Financial readiness cannot be overstated.

It’s essential to know your current savings, ongoing income, and financial commitments. A scheme that complements your financial health will ensure that the support it offers is a boon, not a burden.

  1. Impacts on your family

Your choice will ripple through your family life.

If your family values consistency in living arrangements, then a scheme offering stability with fewer moves could be ideal. On the other hand, a more flexible scheme could be better for those who cope well with change.

  1. Benefits against restrictions

Every scheme has its own set of benefits and restrictions. Measure the tangible gains like financial subsidies against any potential constraints, such as eligibility timeframes or geographical limitations.
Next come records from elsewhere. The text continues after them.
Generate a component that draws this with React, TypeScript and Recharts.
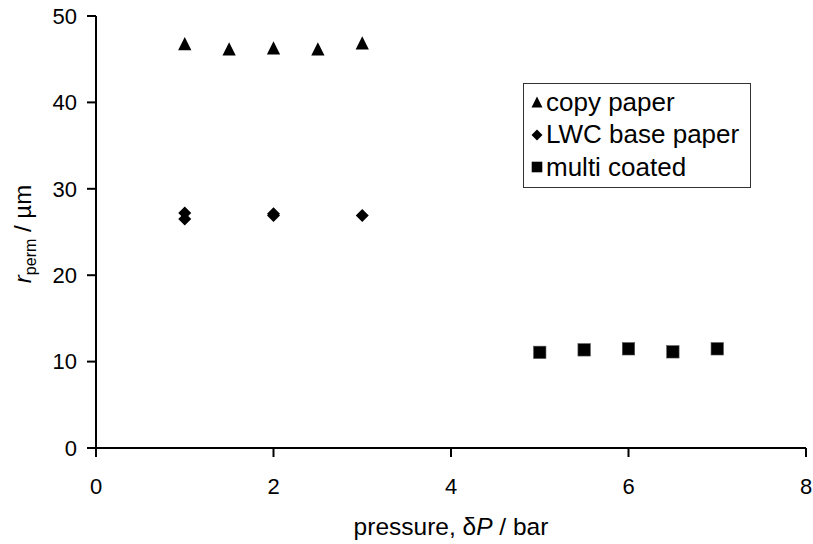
import React from 'react';
import { ScatterChart, Scatter, XAxis, YAxis, Legend, Label } from 'recharts';

const copyX = [1, 1.5, 2, 2.5, 3];
const copyY = [46.8, 46.2, 46.3, 46.2, 46.9];
const lwcX = [1, 1, 2, 2, 3];
const lwcY = [27.2, 26.5, 26.9, 27.1, 26.9];
const multiX = [5, 5.5, 6, 6.5, 7];
const multiY = [11.07, 11.36, 11.48, 11.13, 11.48];
const xTicks = [0, 2, 4, 6, 8];
const yTicks = [0, 10, 20, 30, 40, 50];
const seriesNames = ['copy paper', 'LWC base paper', 'multi coated'];

const zip = (xs: number[], ys: number[]) => xs.map((x, i) => ({ x, y: ys[i] }));
const copyData = zip(copyX, copyY);
const lwcData = zip(lwcX, lwcY);
const multiData = zip(multiX, multiY);

const FONT = '"Liberation Sans", Arial, sans-serif';

const Triangle = (props: any) => {
  const { cx, cy } = props;
  const h = 6.6;
  return <polygon points={`${cx},${cy - h} ${cx + h},${cy + h} ${cx - h},${cy + h}`} fill="#000" />;
};
const Diamond = (props: any) => {
  const { cx, cy } = props;
  const h = 6.5;
  return <polygon points={`${cx},${cy - h} ${cx + h},${cy} ${cx},${cy + h} ${cx - h},${cy}`} fill="#000" />;
};
const Square = (props: any) => {
  const { cx, cy } = props;
  const h = 6.2;
  return <rect x={cx - h} y={cy - h} width={2 * h} height={2 * h} fill="#000" stroke="#555" strokeWidth={0.6} />;
};

const markerSvg = (i: number) => {
  const c = 6;
  if (i === 0) return <polygon points={`${c},${c - 5.5} ${c + 5.5},${c + 5.5} ${c - 5.5},${c + 5.5}`} fill="#000" />;
  if (i === 1) return <polygon points={`${c},${c - 5.5} ${c + 5.5},${c} ${c},${c + 5.5} ${c - 5.5},${c}`} fill="#000" />;
  return <rect x={c - 5.3} y={c - 5.3} width={10.6} height={10.6} fill="#000" />;
};

const renderLegend = () => (
  <div
    style={{
      width: 226,
      height: 101,
      border: '1px solid #333',
      background: '#fff',
      boxSizing: 'content-box',
      paddingTop: 2,
      fontFamily: FONT,
      fontSize: 26,
      color: '#000',
    }}
  >
    {seriesNames.map((n, i) => (
      <div key={n} style={{ height: 32.5, display: 'flex', alignItems: 'center', whiteSpace: 'nowrap' }}>
        <svg width={12} height={12} style={{ marginLeft: 7, marginRight: 3, overflow: 'visible' }}>
          {markerSvg(i)}
        </svg>
        <span>{n}</span>
      </div>
    ))}
  </div>
);

const XTitle = (props: any) => {
  const { viewBox } = props;
  const cx = viewBox.x + viewBox.width / 2;
  return (
    <text x={cx} y={viewBox.y + 87} textAnchor="middle" fontFamily={FONT} fontSize={24.5} fill="#000">
      <tspan>pressure, δ</tspan>
      <tspan fontStyle="italic">P</tspan>
      <tspan>{' / bar'}</tspan>
    </text>
  );
};

const YTitle = (props: any) => {
  const { viewBox } = props;
  const x = 31;
  const y = viewBox.y + viewBox.height / 2 + 2;
  return (
    <text x={x} y={y} transform={`rotate(-90 ${x} ${y})`} textAnchor="middle" fontFamily={FONT} fontSize={24} fill="#000">
      <tspan fontStyle="italic">r</tspan>
      <tspan dy={5} fontSize={16}>perm</tspan>
      <tspan dy={-5}>{' / µm'}</tspan>
    </text>
  );
};

export default function App() {
  return (
    <div style={{ position: 'absolute', left: 0, top: 0, background: '#fff' }}>
      <ScatterChart width={813} height={544} margin={{ top: 16, right: 7, bottom: 0, left: 0 }}>
        <XAxis
          type="number"
          dataKey="x"
          domain={[0, 8]}
          ticks={xTicks}
          height={96}
          axisLine={{ stroke: '#000', strokeWidth: 2 }}
          tickLine={{ stroke: '#000', strokeWidth: 2 }}
          tickSize={9}
          tickMargin={21}
          tick={{ fill: '#000', fontSize: 22, fontFamily: FONT }}
          interval={0}
        >
          <Label content={<XTitle />} />
        </XAxis>
        <YAxis
          type="number"
          dataKey="y"
          domain={[0, 50]}
          ticks={yTicks}
          width={96}
          axisLine={{ stroke: '#000', strokeWidth: 2 }}
          tickLine={{ stroke: '#000', strokeWidth: 2 }}
          tickSize={9}
          tickMargin={10}
          tick={{ fill: '#000', fontSize: 22, fontFamily: FONT }}
          interval={0}
        >
          <Label content={<YTitle />} />
        </YAxis>
        <Legend
          layout="vertical"
          verticalAlign="middle"
          align="center"
          content={renderLegend}
          wrapperStyle={{ left: 523, top: 83, width: 228, height: 104 }}
        />
        <Scatter name={seriesNames[0]} data={copyData} shape={<Triangle />} isAnimationActive={false} />
        <Scatter name={seriesNames[1]} data={lwcData} shape={<Diamond />} isAnimationActive={false} />
        <Scatter name={seriesNames[2]} data={multiData} shape={<Square />} isAnimationActive={false} />
      </ScatterChart>
    </div>
  );
}
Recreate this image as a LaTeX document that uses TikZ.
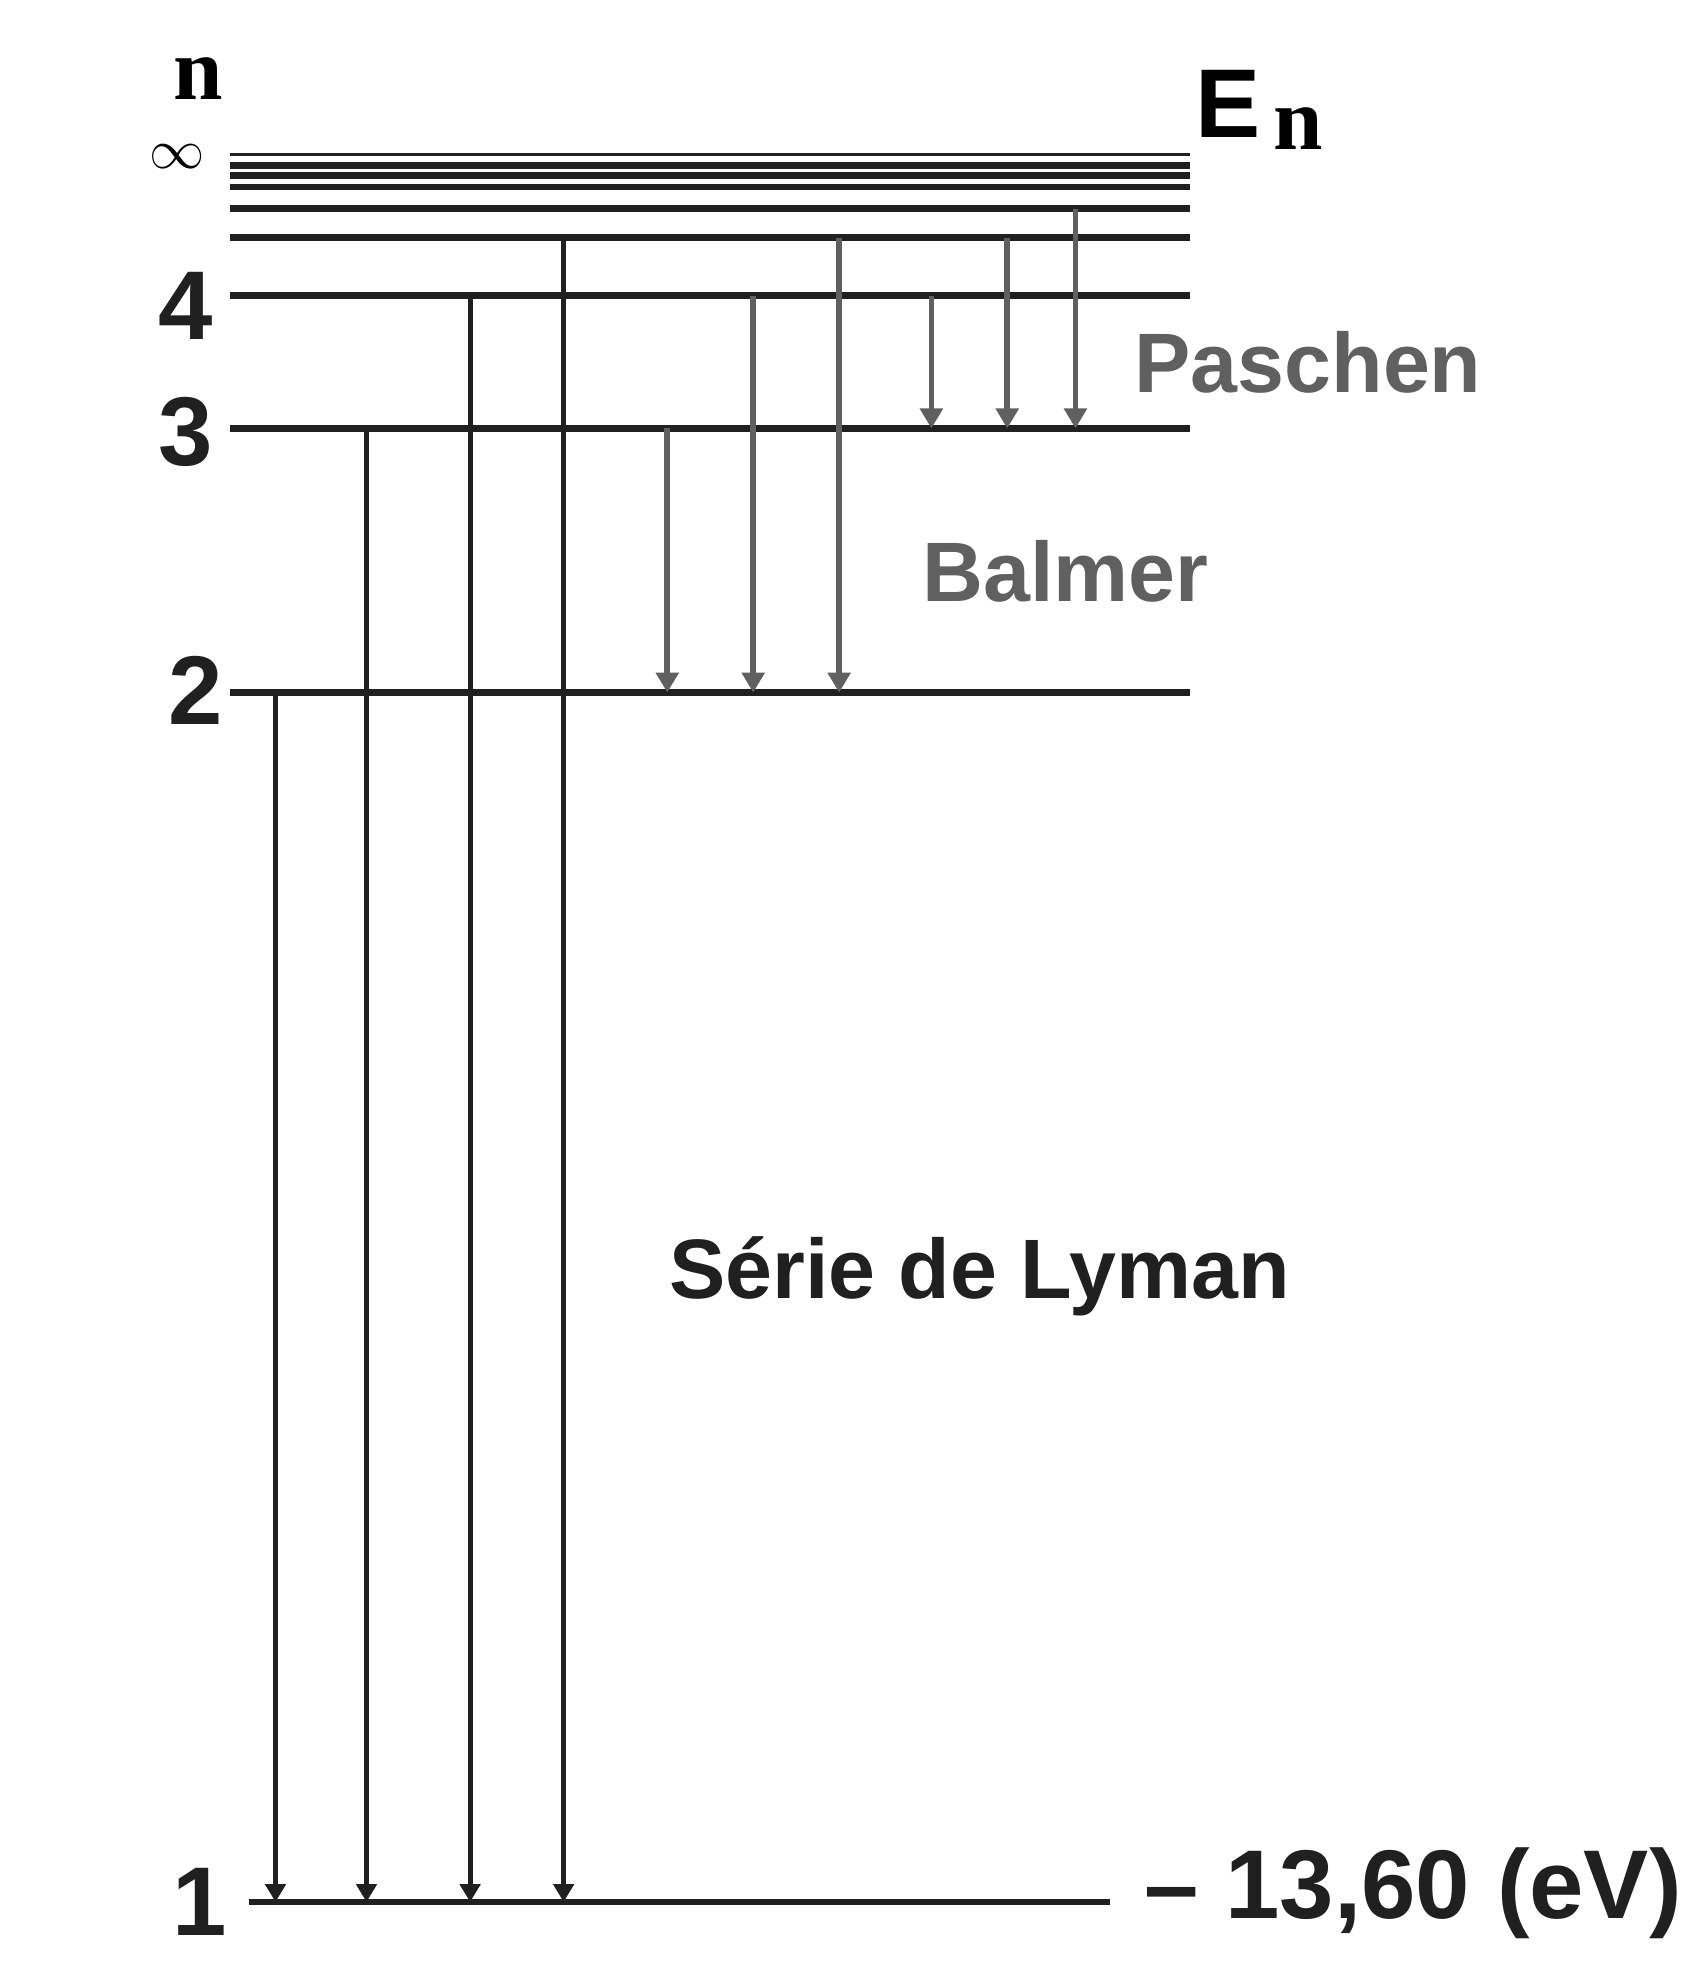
\documentclass[tikz,border=0pt]{standalone}
\usepackage{fontspec}
\setmainfont{Liberation Serif}
\setsansfont{Liberation Sans}
\usetikzlibrary{arrows.meta}
\definecolor{dk}{HTML}{202020}
\definecolor{gr}{HTML}{606060}
\begin{document}
\begin{tikzpicture}[x=0.02cm,y=-0.02cm,
 lev/.style={dk,line width=3pt},
 ly/.style={dk,line width=2.2pt,-{Triangle[width=9pt,length=8pt]}},
 gy/.style={gr,line width=2.6pt,-{Triangle[width=10pt,length=9pt]}},
 num/.style={font=\sffamily\bfseries\fontsize{44}{44}\selectfont,text=dk,inner sep=0pt},
 lab/.style={font=\sffamily\bfseries\fontsize{38}{38}\selectfont,inner sep=0pt}]
\useasboundingbox (0,0) rectangle (1330,1562);
% levels
\draw[line width=1.5pt,dk] (182,122) -- (942,122);
\foreach \y in {131,139,148,165}{\draw[lev] (182,\y) -- (942,\y);}
\draw[lev] (182,188) coordinate (L5a) -- (942,188) coordinate (L5b);
\draw[lev] (182,234) coordinate (L4a) -- (942,234) coordinate (L4b);
\draw[lev] (182,339) coordinate (L3a) -- (942,339) coordinate (L3b);
\draw[lev] (182,548) coordinate (L2a) -- (942,548) coordinate (L2b);
\draw[lev] (197,1505) coordinate (L1a) -- (878,1505) coordinate (L1b);
% labels
\node[font=\rmfamily\bfseries\fontsize{40}{40}\selectfont,inner sep=0pt] (nn) at (157,62) {n};
\node[font=\fontsize{52}{52}\selectfont,inner sep=0pt] (inf) at (140,124) {$\infty$};
\node[num] (n4) at (147,242) {4};
\node[num] (n3) at (147,342) {3};
\node[num] (n2) at (155,546) {2};
\node[num] (n1) at (158,1505) {1};
\node[font=\sffamily\bfseries\fontsize{44}{44}\selectfont,inner sep=0pt] (E) at (972,82) {E};
\node[font=\rmfamily\bfseries\fontsize{40}{40}\selectfont,inner sep=0pt] (En) at (1027,102) {n};
\node[lab,text=gr] (pa) at (1035,287) {Paschen};
\node[lab,text=gr] (ba) at (843,452) {Balmer};
\node[lab,text=dk] (ly) at (775,1010) {Série de Lyman};
\node[num,anchor=west] (ev) at (905,1498) {– 13,60 (eV)};
% Lyman
\foreach \x/\y in {218/548,290/339,372/234,446/188}{
 \coordinate (s) at (\x,\y); \coordinate (t) at (\x,1505);
 \draw[ly] (s) -- (t);}
% Balmer
\foreach \x/\y in {528/339,596/234,664/188}{
 \coordinate (s) at (\x,\y); \coordinate (t) at (\x,548);
 \draw[gy] (s) -- (t);}
% Paschen
\foreach \x/\y in {737/234,797/188,851/165}{
 \coordinate (s) at (\x,\y); \coordinate (t) at (\x,339);
 \draw[gy] (s) -- (t);}
\end{tikzpicture}
\end{document}
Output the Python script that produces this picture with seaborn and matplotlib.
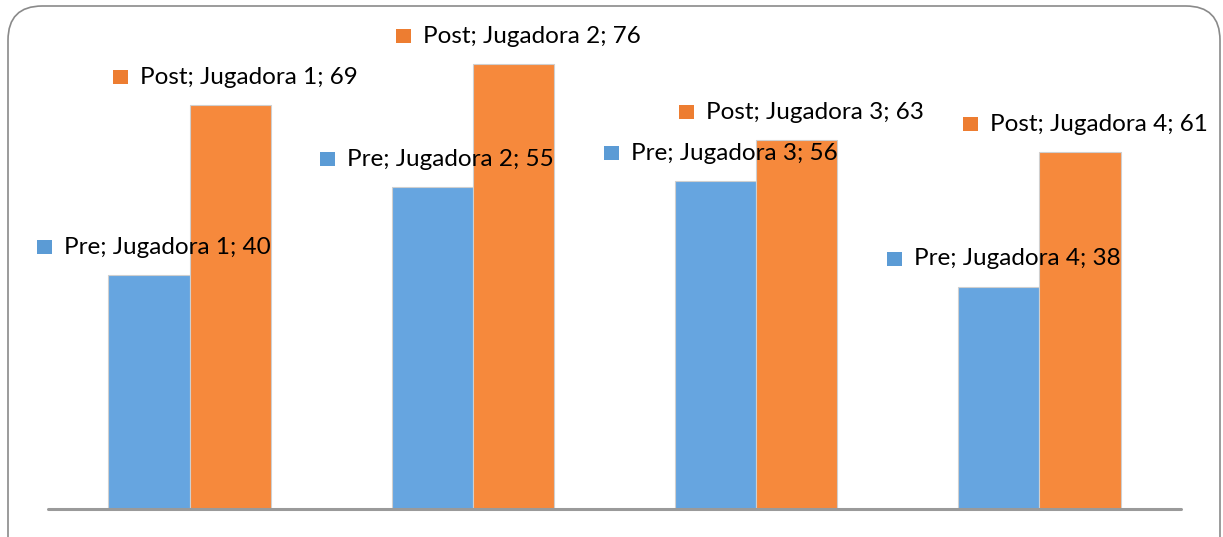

It’s about finding a balance that fits your life plan.

  1. Professional advice

The complexity of each option and how it applies to you personally might require professional guidance. Speaking with a financial advisor or defence mortgage broker who understands defence housing specifically can shed light on which scheme could serve your unique situation best.

Knowing what’s right for you

When considering ADF housing entitlements, you’re looking at three main options: DHOAS, HPAS, and HPSEA.  

Each has a distinct role, whether it’s to assist in buying your first home or to ease the financial strain of frequent relocations.

Is DHOAS worth it? It could be because it offers subsidy benefits that reward service longevity. 

HPAS, on the other hand, steps in to lighten the load with upfront costs, which is particularly beneficial for first-time buyers. 

Meanwhile, HPSEA is there to smooth the financial bumps when it’s time to sell and move, making sure that you’re not left out of pocket during transitions.

Reflect on your long-term plans, both within the service and beyond, your current financial health, and how a stable or flexible living situation will affect your family. 

Weigh the immediate perks against the long-term considerations of each scheme. 

The right choice should not only reflect your current circumstances but also your future aspirations.